La giornata del Papa è lunga ed impegnativa: inizia con la preghiera del mattino ad ore antelucane (alle 4,45) e si svolge tra impegni molteplici sino alla sera dopo cena. La preghiera, la preparazione della predica di Santa Marta per la messa quotidiana, gli incontri con i collaboratori e il disbrigo delle pratiche normali per la guida della vita della Chiesa, le udienze pubbliche in un bagno di folla con i fedeli accorsi da tutto il mondo, la scrittura di documenti e discorsi scandiscono regolarmente la vita di quest’uomo che ha imparato, da buon gesuita, a non risparmiarsi e a usare il tempo della giornata senza stacchi o pause di riposo.
Una fatica resa ancora più impegnativa dai settantasette anni di Papa Bergoglio che ha assunto i compiti del suo ministero pontificale nello spirito di chi non può perdere tempo, nonostante alcuni problemi di salute che lo accompagnano da tempo. Forse anche per questo ultimamente il Papa ha chiesto di pregare per lui, di sostenerlo nella sua azione che sta svolgendo anche attraverso un ristretto gruppo di collaboratori (gli otto cardinali scelti per discutere le questioni fondamentali della riforma strutturale della Chiesa), senza troppo badare alla necessità di recuperare le energie impiegate. Questo Papa non è abituato a fare delle ferie, e non è nell’ottica di ritagliarsi nel tempo che sia solo suo e che gli serva per ritemprarsi; per questo forse sono state proprio alcune indisposizioni ad obbligarlo a fermarsi almeno per qualche istante.
Recentemente, la cancellazione della visita al policlinico Gemelli ha fatto pensare a problemi di salute seri, smentiti dal suo portavoce Padre Lombardi che ha invece confermato gli impegni nei giorni successivi, ma ciò non toglie che si debba considerare anche il peso della fatica ed eventualmente la rinuncia a qualche impegno già assunto. Il Papa non è una specie di Superman né un eroico stakanovista dello spirito: la sua forza e la sua energia gli vengono dalla fede e dalla consapevolezza dei suoi compiti, senza per questo dimenticare i limiti propri della corporeità. Un Papa dunque che ci insegna a non essere avari nell’offrire se stessi, ma che al tempo stesso richiama continuamente che solo il Signore può decidere della vita, della sua durata, della sua efficacia. Non c’è dunque contraddizione tra il donare senza riserve tutto ciò che si è e si possiede e mantenere una saggia prudenza ed un giusto riguardo nell’impiego delle proprie energie. La figura stessa di papa Francesco ci ha così abituato a percepire in lui una umanità simile a quella di tutti, che è però volta a testimoniare in ogni aspetto il contenuto della fede.

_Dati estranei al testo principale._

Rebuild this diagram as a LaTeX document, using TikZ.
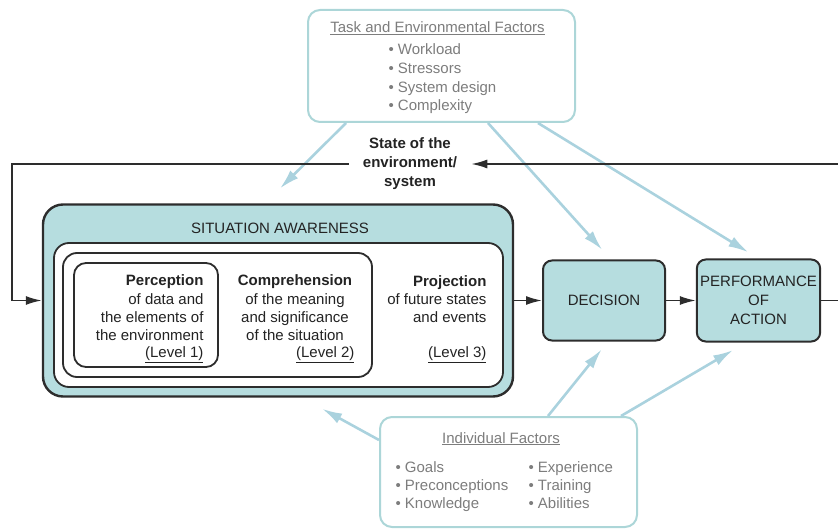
\documentclass[tikz,border=0pt]{standalone}
\usepackage{fontspec}
\setmainfont{Liberation Sans}
\usetikzlibrary{arrows.meta}

\definecolor{safill}{RGB}{182,221,223}
\definecolor{darkline}{RGB}{45,45,45}
\definecolor{darktext}{RGB}{35,35,35}
\definecolor{factorline}{RGB}{172,214,216}
\definecolor{factorarrow}{RGB}{170,210,222}
\definecolor{greytext}{RGB}{125,125,125}

\begin{document}
\begin{tikzpicture}[x=1pt, y=-1pt,
    every node/.style={font=\fontsize{15}{18.3}\selectfont, text=darktext},
    box/.style={draw=darkline, line width=2pt, fill=safill, rounded corners=9pt},
    inbox/.style={draw=darkline, line width=1.8pt, fill=white},
    factorbox/.style={draw=factorline, line width=2pt, fill=white, rounded corners=12pt},
    factortext/.style={text=greytext, text height=11pt, text depth=3pt},
    flow/.style={draw=darkline, line width=1.7pt, -{Latex[length=16pt,width=9pt]}},
    factor/.style={draw=factorarrow, line width=2.6pt, -{Latex[length=20pt,width=11pt]}}]

    \useasboundingbox (0,0) rectangle (838,529);
    \clip (0,0) rectangle (838,529);

    % factor boxes
    \node[factorbox, minimum width=267pt, minimum height=112pt] (task) at (441.5,66) {};
    \node[factortext] (tasktitle) at (437.5,29) {\underline{Task and Environmental Factors}};
    \foreach \txt [count=\i] in {Workload, Stressors, System design, Complexity} {
        \node[factortext, anchor=west] (task\i) at (385, 32+18.7*\i) {• \txt};
    }

    \node[factorbox, minimum width=257pt, minimum height=110pt] (indiv) at (508.5,472) {};
    \node[factortext] (indivtitle) at (501,439) {\underline{Individual Factors}};
    \foreach \txt [count=\i] in {Goals, Preconceptions, Knowledge} {
        \node[factortext, anchor=west] (indl\i) at (392, 450+18*\i) {• \txt};
    }
    \foreach \txt [count=\i] in {Experience, Training, Abilities} {
        \node[factortext, anchor=west] (indr\i) at (525, 450+18*\i) {• \txt};
    }

    % situation awareness
    \node[box, line width=2.4pt, rounded corners=20pt, minimum width=470pt, minimum height=192pt] (sa) at (278,300.5) {};
    \node (satitle) at (280,228) {SITUATION AWARENESS};
    \node[inbox, rounded corners=15pt, minimum width=449pt, minimum height=144pt] (proj) at (278.5,315) {};
    \node[inbox, rounded corners=14pt, minimum width=309pt, minimum height=124pt] (comp) at (217.5,315) {};
    \node[inbox, rounded corners=12pt, minimum width=144pt, minimum height=104pt] (perc) at (146,315) {};

    \node[align=right, anchor=east] (perctext) at (207,308)
        {\textbf{Perception}\\of data and\\the elements of\\the environment};
    \node[anchor=east] (level1) at (207,355) {\underline{(Level 1)}};
    \node[align=center] (comptext) at (295,308)
        {\textbf{Comprehension}\\of the meaning\\and significance\\of the situation};
    \node[anchor=east] (level2) at (358,355) {\underline{(Level 2)}};
    \node[align=right, anchor=east] (projtext) at (490,299)
        {\textbf{Projection}\\of future states\\and events};
    \node[anchor=east] (level3) at (490,355) {\underline{(Level 3)}};

    % decision and action
    \node[box, minimum width=122pt, minimum height=80pt] (decision) at (604,300.5) {DECISION};
    \node[box, minimum width=123pt, minimum height=82pt, align=center,
          font=\fontsize{15}{19}\selectfont] (perf) at (758.5,300.5) {PERFORMANCE\\OF\\ACTION};

    \node[align=center, font=\fontsize{15}{19}\selectfont\bfseries, inner xsep=14pt] (state) at (410,164)
        {State of the\\environment/\\system};

    % factor arrows
    \draw[factor, shorten >=21pt] ([xshift=39pt]task.south west) -- ([xshift=-13pt]sa.north);
    \draw[factor, shorten >=13pt] ([xshift=-88pt]task.south east) -- ([xshift=7pt]decision.north);
    \draw[factor, shorten >=12pt] ([xshift=-38pt]task.south east) -- (perf.north);
    \draw[factor, shorten >=23pt] ([yshift=32pt]indiv.west) -- ([xshift=24pt]sa.south);
    \draw[factor, shorten >=10pt] ([xshift=39.5pt]indiv.north) -- ([xshift=4pt]decision.south);
    \draw[factor, shorten >=15pt] ([xshift=-17pt]indiv.north east) -- ([xshift=-12.5pt]perf.south);

    % main flow
    \draw[flow] (sa.east) -- (decision.west);
    \draw[flow] (decision.east) -- (perf.west);
    \draw[flow] (perf.east) -- ++(40pt,0) |- (state.east);
    \draw[flow] (state.west) -| ([xshift=-30pt]sa.west) -- (sa.west);
\end{tikzpicture}
\end{document}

In questa prospettiva va letta anche l’umiltà di mandare a monte impegni già presi, con il rischio della delusione dei fedeli e di qualche illazione dei mezzi di stampa, esponendo i contorni del proprio limite. Certo non gli servono pastiglie per dormire la notte, perché il sonno del giusto viene meritato da come è vissuta la giornata, nella coscienza chiara del valore del tempo e di ogni gesto. Tutto è perciò nella sua vita curato fino al dettaglio, per mostrare la sua grande affezione a Gesù Cristo, la sua dedizione alla vita della Chiesa, il suo amore incommensurabile per tutti gli uomini, la responsabilità per l’incarico cui è chiamato. Questo sembra quasi eliminare la differenza tra tempo del riposo e tempo del lavoro, per instaurare un unico tempo, quello dell’uomo impegnato con l’esistenza, sia che stia svolgendo la più alta responsabilità storica sia che stia vivendo il più piccolo dei gesti umani; ed è anche questo che ce lo rende più vicino.